* **What is expected**: Skip the pictures. Set down, word for word, the lines from the start of the material up to and including the line with "import plotly.graph_objects as go".

* **Information provided**:
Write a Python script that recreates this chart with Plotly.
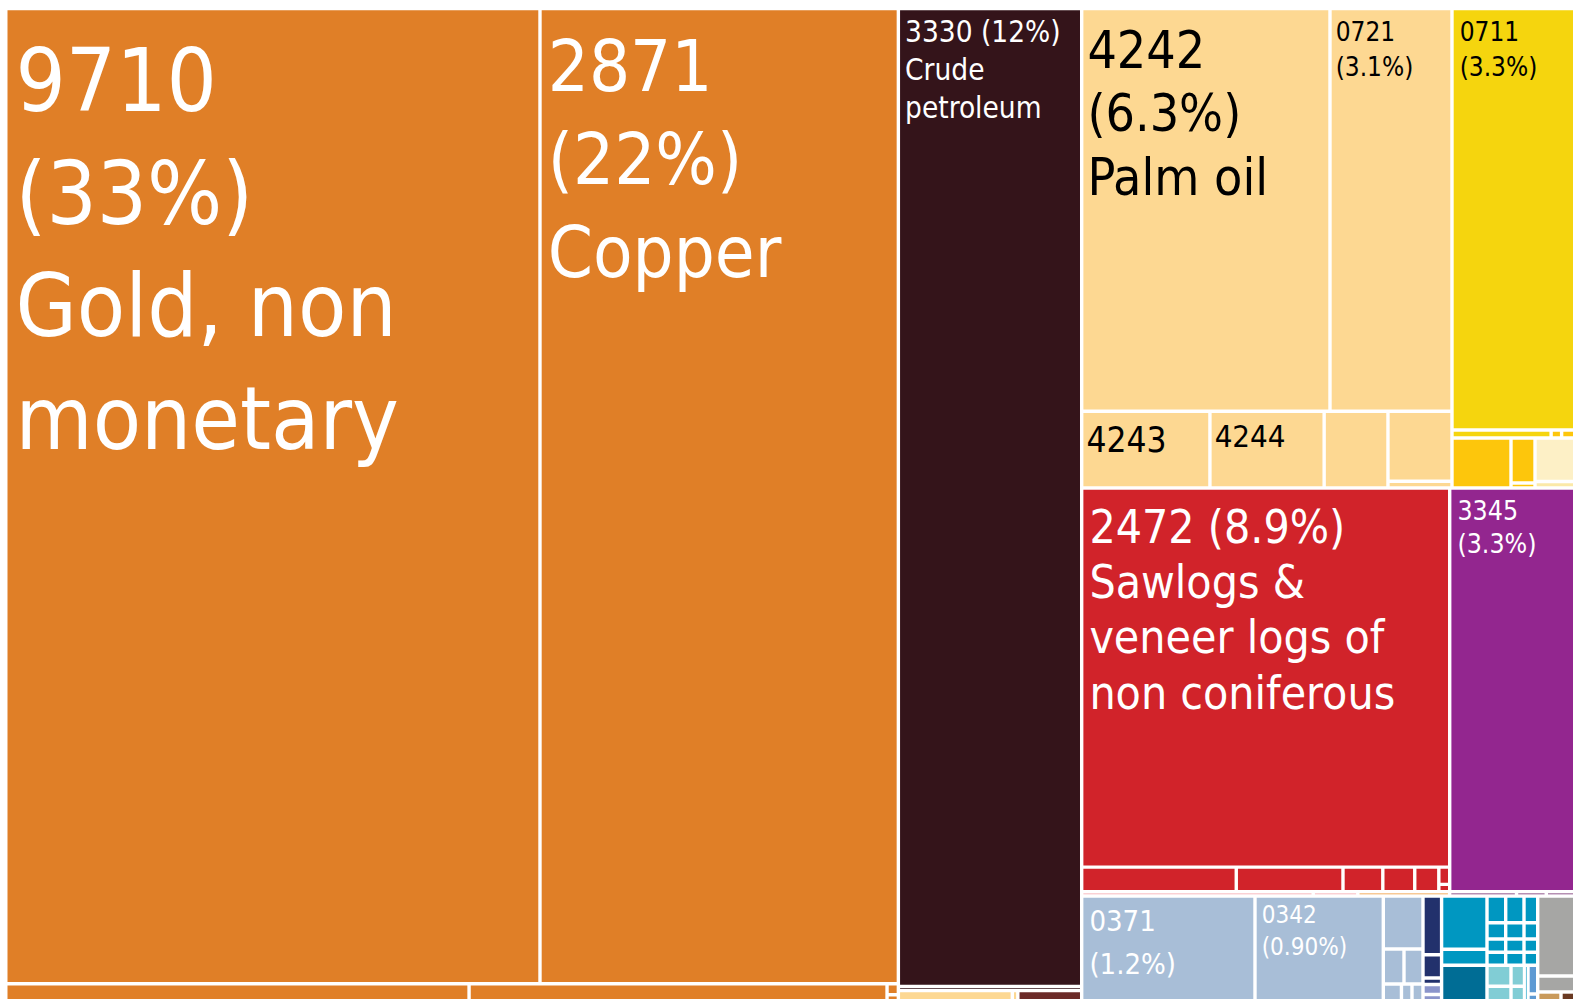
import plotly.graph_objects as go

# ---------------- data: share of exports (%) ----------------
# precious / base metals
metal_keys = ["9710", "2871", "m_a", "m_b", "m_c", "m_d"]
metal_vals = [33.36, 22.38, 0.573, 0.517, 0.008, 0.006]
# petroleum column
petro_keys = ["3330", "p_thin", "p_tan", "p_tan2", "p_red"]
petro_vals = [11.48, 0.049, 0.091, 0.0044, 0.051]
# vegetable oils / agriculture
agri_keys = ["4242", "0721", "4243", "4244", "a_c3", "a_c4", "a_c5"]
agri_vals = [6.403, 3.146, 0.631, 0.562, 0.314, 0.287, 0.028]
# coffee / tea
coffee_keys = ["0711", "y_s1", "y_s2", "y_s3", "y_b1", "y_b2", "y_b2b", "y_cream", "y_cream2"]
coffee_vals = [3.347, 0.051, 0.0054, 0.0074, 0.189, 0.0692, 0.0077, 0.1142, 0.0171]
# wood
wood_keys = ["2472", "w1", "w2", "w3", "w4", "w5", "w6", "w7"]
wood_vals = [8.934, 0.2445, 0.1688, 0.063, 0.0505, 0.0381, 0.012, 0.0052]
# oils / chemicals
chem_keys = ["3345"]
chem_vals = [3.266]
# thin strip of minor items
minor_keys = ["k_pink1", "k_pink2", "k_orange", "k_pur1", "k_pur2", "k_pur3"]
minor_vals = [0.0623, 0.0120, 0.0247, 0.018, 0.008, 0.008]
# fish
fish_keys = ["0371", "0342", "f1", "f2", "f3", "f4", "f5", "f6"]
fish_vals = [1.1874, 0.8791, 0.1347, 0.0464, 0.0426, 0.0221, 0.0128, 0.0134]
# navy / lavender
navy_keys = ["n1", "n2", "n3", "n4", "n5"]
navy_vals = [0.0699, 0.02775, 0.00774, 0.01191, 0.01012]
# machinery (teal)
teal_keys = ["t1", "t2", "t3",
             "g11", "g12", "g13", "g14", "g21", "g22", "g23", "g24", "g31", "g32", "g33", "g34",
             "cy1", "cy2", "cy3", "cy4", "cy5", "mb1", "mb2"]
teal_vals = [0.1547, 0.0468, 0.1096,
             0.03197, 0.01952, 0.01593, 0.01557, 0.03129, 0.0191, 0.01559, 0.01523,
             0.02342, 0.0143, 0.01167, 0.0114,
             0.03227, 0.02567, 0.01816, 0.01444, 0.00845, 0.01783, 0.00559]
# other (gray / brown)
other_keys = ["g1", "g2", "g3", "g4"]
other_vals = [0.1962, 0.03924, 0.01641, 0.01057]

# labels
label_text = {
    "9710": ["9710", "(33%)", "Gold, non", "monetary"],
    "2871": ["2871", "(22%)", "Copper"],
    "3330": ["3330 (12%)", "Crude", "petroleum"],
    "4242": ["4242", "(6.3%)", "Palm oil"],
    "0721": ["0721", "(3.1%)"],
    "0711": ["0711", "(3.3%)"],
    "4243": ["4243"],
    "4244": ["4244"],
    "2472": ["2472 (8.9%)", "Sawlogs &", "veneer logs of", "non coniferous"],
    "3345": ["3345", "(3.3%)"],
    "0371": ["0371", "(1.2%)"],
    "0342": ["0342", "(0.90%)"],
}

# ---------------- styling ----------------
C_ORANGE = "#E07F27"
C_BROWN = "#34141A"
C_TAN = "#FDD892"
C_YELLOW = "#F5D50E"
C_GOLD = "#FDC60C"
C_CREAM = "#FDF0C6"
C_RED = "#D1232A"
C_PURPLE = "#93268F"
C_LBLUE = "#A8BED7"
C_NAVY = "#22316C"
C_LAV = "#8B95CB"
C_TEAL = "#0097C1"
C_DTEAL = "#006D95"
C_LCYAN = "#81CDD5"
C_MBLUE = "#5E9AD3"
C_GRAY = "#A6A6A4"

group_color = {}
for keys, col in [(metal_keys, C_ORANGE), (petro_keys, C_BROWN), (agri_keys, C_TAN),
                  (coffee_keys, C_YELLOW), (wood_keys, C_RED), (chem_keys, C_PURPLE),
                  (fish_keys, C_LBLUE), (navy_keys, C_NAVY), (teal_keys, C_TEAL),
                  (other_keys, C_GRAY)]:
    for k in keys:
        group_color[k] = col
group_color.update({
    "p_tan": C_TAN, "p_tan2": C_TAN, "p_red": "#6B2B28",
    "y_s2": C_GOLD, "y_s3": C_GOLD, "y_b1": C_GOLD, "y_b2": C_GOLD, "y_b2b": C_GOLD,
    "y_cream": C_CREAM, "y_cream2": "#FBE9A8",
    "k_pink1": "#F5A3AA", "k_pink2": "#F5A3AA", "k_orange": "#F0932F",
    "k_pur1": "#6E2268", "k_pur2": "#6E2268", "k_pur3": "#6E2268",
    "n4": C_LAV, "n5": C_LAV, "t3": C_DTEAL,
    "cy1": C_LCYAN, "cy2": C_LCYAN, "cy3": C_LCYAN, "cy4": C_LCYAN,
    "mb1": C_MBLUE, "mb2": C_MBLUE,
    "g3": "#C99A5B", "g4": "#6A3A22",
})

# label style: font size, colour, x pad, first-line cap-centre offset from tile top, line pitch
label_style = {
    "9710": (88, "white", 8, 68.8, 112.7),
    "2871": (72, "white", 6, 54.8, 92.8),
    "3330": (29.5, "white", 5, 20.8, 38),
    "4242": (51.5, "black", 4, 38.8, 63.5),
    "0721": (26, "black", 4, 21, 35),
    "0711": (26, "black", 6, 21, 35),
    "4243": (35, "black", 3, 26.4, 40),
    "4244": (31, "black", 3, 23.3, 40),
    "2472": (46, "white", 6, 36.1, 55.4),
    "3345": (26.5, "white", 6, 20.3, 33.3),
    "0371": (29, "white", 6, 22.6, 42.7),
    "0342": (24, "white", 5, 17, 31.6),
}
FONT = "DejaVu Sans Condensed, DejaVu Sans, sans-serif"
GAP = 3.4
W, H = 1573, 999
BOX = (5.8, 8.5, 1576.0, 1003.0)

# nesting of the tiles: "h" = side by side, "v" = stacked
tree = ("h", [
    ("v", [("h", ["9710", "2871"]), ("h", ["m_a", "m_b", ("v", ["m_c", "m_d"])])]),
    ("v", ["3330", "p_thin", ("h", ["p_tan", "p_tan2", "p_red"])]),
    ("v", [
        ("h", [
            ("v", [("h", ["4242", "0721"]),
                   ("h", ["4243", "4244", "a_c3", ("v", ["a_c4", "a_c5"])])]),
            ("v", ["0711", ("h", ["y_s1", "y_s2", "y_s3"]),
                   ("h", ["y_b1", ("v", ["y_b2", "y_b2b"]), ("v", ["y_cream", "y_cream2"])])]),
        ]),
        ("h", [
            ("v", ["2472", ("h", ["w1", "w2", "w3", "w4", "w5", ("v", ["w6", "w7"])])]),
            "3345",
        ]),
        ("h", minor_keys),
        ("h", [
            ("h", ["0371", "0342", ("v", ["f1", ("h", ["f2", "f3"]), ("h", ["f4", "f5", "f6"])])]),
            ("v", navy_keys),
            ("h", [
                ("v", ["t1", "t2", "t3"]),
                ("v", [
                    ("h", [("v", ["g11", "g12", "g13", "g14"]),
                           ("v", ["g21", "g22", "g23", "g24"]),
                           ("v", ["g31", "g32", "g33", "g34"])]),
                    ("h", [("v", ["cy1", "cy2"]), ("v", ["cy3", "cy4"]), "cy5", ("v", ["mb1", "mb2"])]),
                ]),
            ]),
            ("v", ["g1", "g2", ("h", ["g3", "g4"])]),
        ]),
    ]),
])

values = {}
for ks, vs in [(metal_keys, metal_vals), (petro_keys, petro_vals), (agri_keys, agri_vals),
               (coffee_keys, coffee_vals), (wood_keys, wood_vals), (chem_keys, chem_vals),
               (minor_keys, minor_vals), (fish_keys, fish_vals), (navy_keys, navy_vals),
               (teal_keys, teal_vals), (other_keys, other_vals)]:
    values.update(dict(zip(ks, vs)))


def total(node):
    if isinstance(node, str):
        return values[node]
    return sum(total(k) for k in node[1])


def place(node, x0, y0, x1, y1, out):
    if isinstance(node, str):
        out[node] = (x0, y0, x1, y1)
        return
    d, kids = node
    s = sum(total(k) for k in kids)
    pos = x0 if d == "h" else y0
    for k in kids:
        t = total(k)
        if d == "h":
            nxt = pos + (x1 - x0) * t / s
            place(k, pos, y0, nxt, y1, out)
        else:
            nxt = pos + (y1 - y0) * t / s
            place(k, x0, pos, x1, nxt, out)
        pos = nxt


rects = {}
place(tree, *BOX, rects)

fig = go.Figure()

# tiles grouped by colour
by_color = {}
for key, (x0, y0, x1, y1) in rects.items():
    a, b, c, d = x0 + GAP / 2, y0 + GAP / 2, x1 - GAP / 2, y1 - GAP / 2
    if c - a < 0.6:
        m = (x0 + x1) / 2; a, c = m - 0.3, m + 0.3
    if d - b < 0.6:
        m = (y0 + y1) / 2; b, d = m - 0.3, m + 0.3
    xs, ys = by_color.setdefault(group_color[key], ([], []))
    xs += [a, c, c, a, a, None]
    ys += [b, b, d, d, b, None]

for col, (xs, ys) in by_color.items():
    fig.add_trace(go.Scatter(x=xs, y=ys, mode="lines", fill="toself", fillcolor=col,
                             line=dict(width=0, color=col), hoverinfo="skip", showlegend=False))

# labels: plotly's "middle" text sits with its baseline 0.25em below the point;
# shift so the cap-height centre lands on the wanted position
CAP_MID = 0.3645 - 0.25
for key, lines in label_text.items():
    size, colr, pad, off, pitch = label_style[key]
    x0, y0, x1, y1 = rects[key]
    top = y0 + GAP / 2
    xs = [x0 + GAP / 2 + pad] * len(lines)
    ys = [top + off + i * pitch + CAP_MID * size for i in range(len(lines))]
    fig.add_trace(go.Scatter(x=xs, y=ys, mode="text", text=lines, textposition="middle right",
                             textfont=dict(family=FONT, size=size, color=colr),
                             hoverinfo="skip", showlegend=False, cliponaxis=False))

fig.update_layout(
    width=W, height=H, margin=dict(l=0, r=0, t=0, b=0),
    paper_bgcolor="white", plot_bgcolor="white",
    xaxis=dict(range=[0, W], visible=False, fixedrange=True),
    yaxis=dict(range=[H, 0], visible=False, fixedrange=True),
)
fig.write_html("out.html")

* **Result below**:
Write a Python script that recreates this chart with Plotly.
import plotly.graph_objects as go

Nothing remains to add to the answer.